• RAW DATA
● ● ● ●

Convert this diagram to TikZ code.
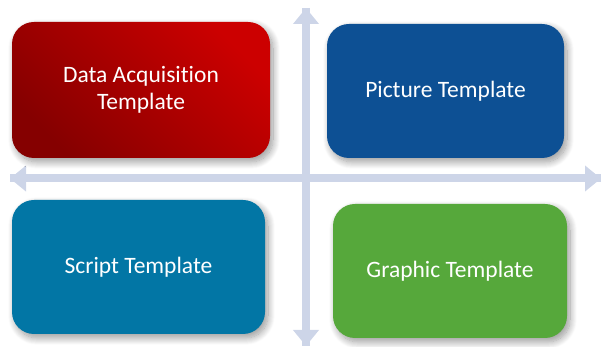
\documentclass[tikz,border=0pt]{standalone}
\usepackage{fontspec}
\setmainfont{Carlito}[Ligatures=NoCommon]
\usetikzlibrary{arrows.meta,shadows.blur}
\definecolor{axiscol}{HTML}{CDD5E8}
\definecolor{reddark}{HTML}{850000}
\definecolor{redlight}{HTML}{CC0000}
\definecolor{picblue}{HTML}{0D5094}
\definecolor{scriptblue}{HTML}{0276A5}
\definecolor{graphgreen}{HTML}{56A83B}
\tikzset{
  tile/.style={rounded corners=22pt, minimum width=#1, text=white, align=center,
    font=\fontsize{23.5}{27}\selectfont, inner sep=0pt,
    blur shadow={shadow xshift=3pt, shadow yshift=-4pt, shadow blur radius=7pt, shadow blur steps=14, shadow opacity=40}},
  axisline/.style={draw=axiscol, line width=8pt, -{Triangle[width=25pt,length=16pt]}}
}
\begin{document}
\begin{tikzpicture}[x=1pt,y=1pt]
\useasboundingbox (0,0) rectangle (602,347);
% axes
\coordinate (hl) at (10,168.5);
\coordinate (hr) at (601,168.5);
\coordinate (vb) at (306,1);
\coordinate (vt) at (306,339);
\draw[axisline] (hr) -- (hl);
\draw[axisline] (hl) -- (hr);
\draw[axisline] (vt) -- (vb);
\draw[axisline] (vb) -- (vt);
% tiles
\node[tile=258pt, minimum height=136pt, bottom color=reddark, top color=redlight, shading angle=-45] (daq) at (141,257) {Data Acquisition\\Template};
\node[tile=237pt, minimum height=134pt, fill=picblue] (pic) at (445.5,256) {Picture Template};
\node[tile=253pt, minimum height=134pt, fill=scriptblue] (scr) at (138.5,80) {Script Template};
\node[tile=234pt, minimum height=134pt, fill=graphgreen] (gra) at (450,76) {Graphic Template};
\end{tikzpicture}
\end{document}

● ● ● ●

• GOAL OF THE EXERCISE
Repeat all of the data above word for word, minus the pictures.

• ANSWER TO THE PROBLEM
Convert this diagram to TikZ code.
\documentclass[tikz,border=0pt]{standalone}
\usepackage{fontspec}
\setmainfont{Carlito}[Ligatures=NoCommon]
\usetikzlibrary{arrows.meta,shadows.blur}
\definecolor{axiscol}{HTML}{CDD5E8}
\definecolor{reddark}{HTML}{850000}
\definecolor{redlight}{HTML}{CC0000}
\definecolor{picblue}{HTML}{0D5094}
\definecolor{scriptblue}{HTML}{0276A5}
\definecolor{graphgreen}{HTML}{56A83B}
\tikzset{
  tile/.style={rounded corners=22pt, minimum width=#1, text=white, align=center,
    font=\fontsize{23.5}{27}\selectfont, inner sep=0pt,
    blur shadow={shadow xshift=3pt, shadow yshift=-4pt, shadow blur radius=7pt, shadow blur steps=14, shadow opacity=40}},
  axisline/.style={draw=axiscol, line width=8pt, -{Triangle[width=25pt,length=16pt]}}
}
\begin{document}
\begin{tikzpicture}[x=1pt,y=1pt]
\useasboundingbox (0,0) rectangle (602,347);
% axes
\coordinate (hl) at (10,168.5);
\coordinate (hr) at (601,168.5);
\coordinate (vb) at (306,1);
\coordinate (vt) at (306,339);
\draw[axisline] (hr) -- (hl);
\draw[axisline] (hl) -- (hr);
\draw[axisline] (vt) -- (vb);
\draw[axisline] (vb) -- (vt);
% tiles
\node[tile=258pt, minimum height=136pt, bottom color=reddark, top color=redlight, shading angle=-45] (daq) at (141,257) {Data Acquisition\\Template};
\node[tile=237pt, minimum height=134pt, fill=picblue] (pic) at (445.5,256) {Picture Template};
\node[tile=253pt, minimum height=134pt, fill=scriptblue] (scr) at (138.5,80) {Script Template};
\node[tile=234pt, minimum height=134pt, fill=graphgreen] (gra) at (450,76) {Graphic Template};
\end{tikzpicture}
\end{document}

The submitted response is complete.